保険が適用できるかどうかは、ご自身が加入されている保険会社へ問い合わせてみるか、屋根修理専門の業者へ確認してみるとよいでしょう。
屋根修理と塗装工事はセットがお得なことも
屋根修理を行う際は、塗装工事もあわせて行うと費用を抑えられます。理由は足場の設置が一度で済むためです。足場代は一般的に15〜25万程度かかるため、費用の節約になるだけでなく、工期の短縮にもなります。
屋根修理工事のご相談はR-primeまで!
今回は、屋根修理工事の種類について解説しました。
大きな屋根工事としては、「葺き替え工事」「カバー工法(重ね葺き工事)」があります。

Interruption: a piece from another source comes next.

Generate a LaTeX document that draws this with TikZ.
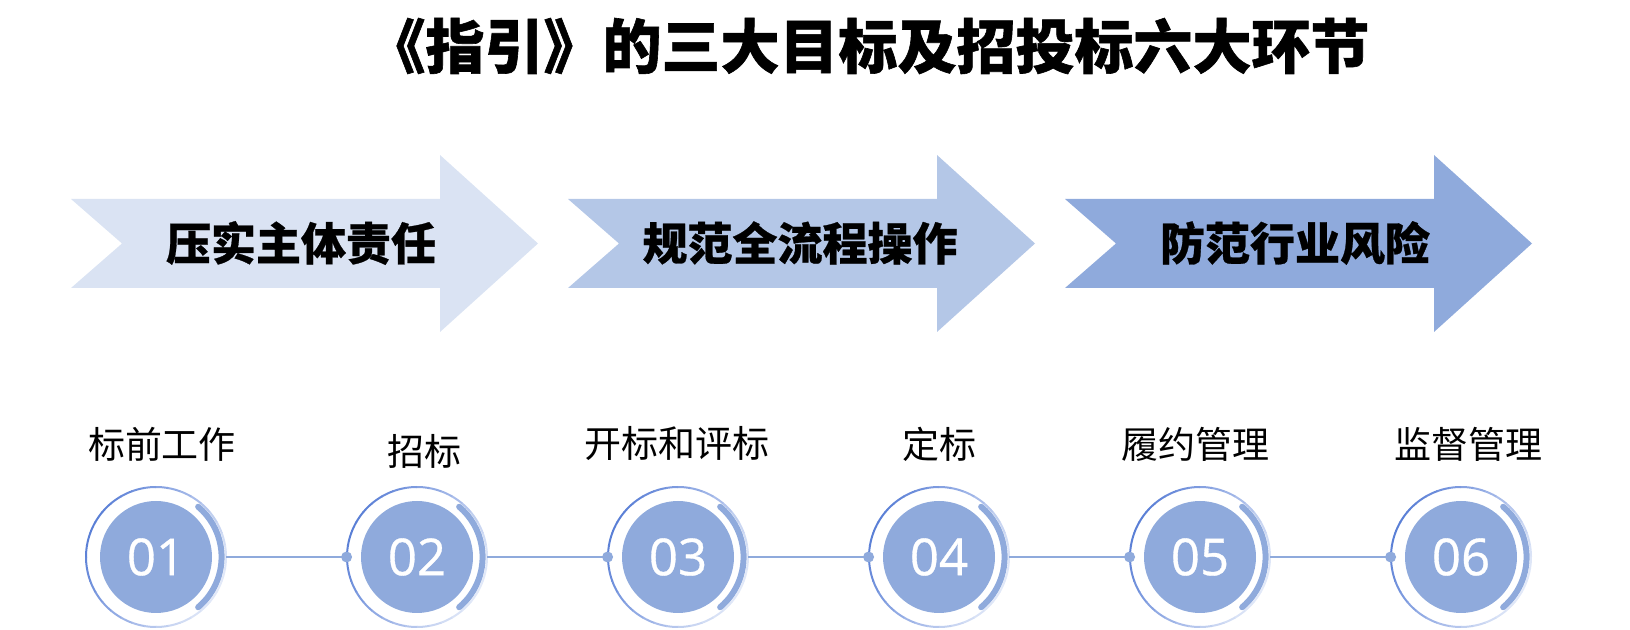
\documentclass[tikz,border=0pt]{standalone}
\usepackage{fontspec}
\setmainfont{Noto Sans CJK SC}
\newfontfamily\numfont[FakeBold=0.6]{Open Sans}
\usetikzlibrary{positioning}
\definecolor{blueA}{HTML}{DAE3F3}
\definecolor{blueB}{HTML}{B4C7E7}
\definecolor{blueC}{HTML}{8FAADC}
\definecolor{ringdark}{HTML}{5A7FD6}
\definecolor{ringlight}{HTML}{E2E9F8}

\begin{document}
\begin{tikzpicture}[x=0.5pt,y=-0.5pt,node distance=130.5pt,
  goal/.style={font=\fontsize{22.5}{27}\selectfont\bfseries\addfontfeatures{FakeBold=0.6}},
  phase/.style={font=\fontsize{18.5}{22}\selectfont},
  num/.style={circle,fill=blueC,minimum size=56pt,inner sep=0pt,text=white,font=\numfont\fontsize{25.5}{29}\selectfont},
  outer/.style={circle,minimum size=70pt,inner sep=0pt},
  link/.style={blueC,line width=1.3pt}]

  \useasboundingbox (0,0) rectangle (1630,630);

  \node[font=\fontsize{29.5}{35}\selectfont\bfseries\addfontfeatures{FakeBold=1}] (title) at (868,46) {《指引》的三大目标及招投标六大环节};

  % the three goals
  \foreach \x/\c in {0/blueA,497/blueB,994/blueC}
    \fill[\c] (71+\x,199) -- (440+\x,199) -- (440+\x,155) -- (538+\x,243.5)
      -- (440+\x,332) -- (440+\x,288) -- (71+\x,288) -- (122+\x,243.5) -- cycle;
  \node[goal] (g1) at (301,243) {压实主体责任};
  \node[goal] (g2) at (800,243) {规范全流程操作};
  \node[goal] (g3) at (1295,243) {防范行业风险};

  % the six stages
  \node[num] (c1) at (156,557) {01};
  \node[num] (c2) [right of = c1] {02};
  \node[num] (c3) [right of = c2] {03};
  \node[num] (c4) [right of = c3] {04};
  \node[num] (c5) [right of = c4] {05};
  \node[num] (c6) [right of = c5] {06};

  \foreach \i in {1,...,6} {
    \node[outer] (o\i) at (c\i) {};
    \foreach \a in {0,10,...,350} {
      \pgfmathsetmacro\m{50+50*cos(\a-150)}
      \draw[ringdark!\m!ringlight,line width=1pt] (c\i.center) ++(\a:35pt) arc[start angle=\a,end angle=\a+10.5,radius=35pt];
    }
    \draw[blueC,line width=3pt,line cap=round] (c\i.center) ++(-50:32.8pt) arc[start angle=-50,end angle=50,radius=32.8pt];
  }

  \foreach \i [evaluate=\i as \j using int(\i+1)] in {1,...,5} {
    \draw[link] (o\i.east) -- (o\j.west);
    \fill[blueC] (o\j.west) circle (2.75pt);
  }

  \node[phase] (l1) at (162,444) {标前工作};
  \node[phase] (l2) at (424,451) {招标};
  \node[phase] (l3) at (677,444) {开标和评标};
  \node[phase] (l4) at (939,444) {定标};
  \node[phase] (l5) at (1195,444) {履约管理};
  \node[phase] (l6) at (1468,444) {监督管理};
\end{tikzpicture}
\end{document}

防水性や美観回復には「塗装工事」、屋根材以外の交換や補修については「部分補修工事」になり、漆喰工事や棟板金・棟瓦工事、雨樋工事が主な工事です。
屋根工事をするうえでの注意点としては、以下のとおりです。
- ・屋根修理専門業者へ依頼する
- ・見積もりは2〜3社に依頼する
- ・火災保険は自然災害での損害のみ適用
また、屋根修理と塗装工事を同時に行うと、足場の設置が一度に済むため、足場代を節約できますので、うまく活用するとよいでしょう。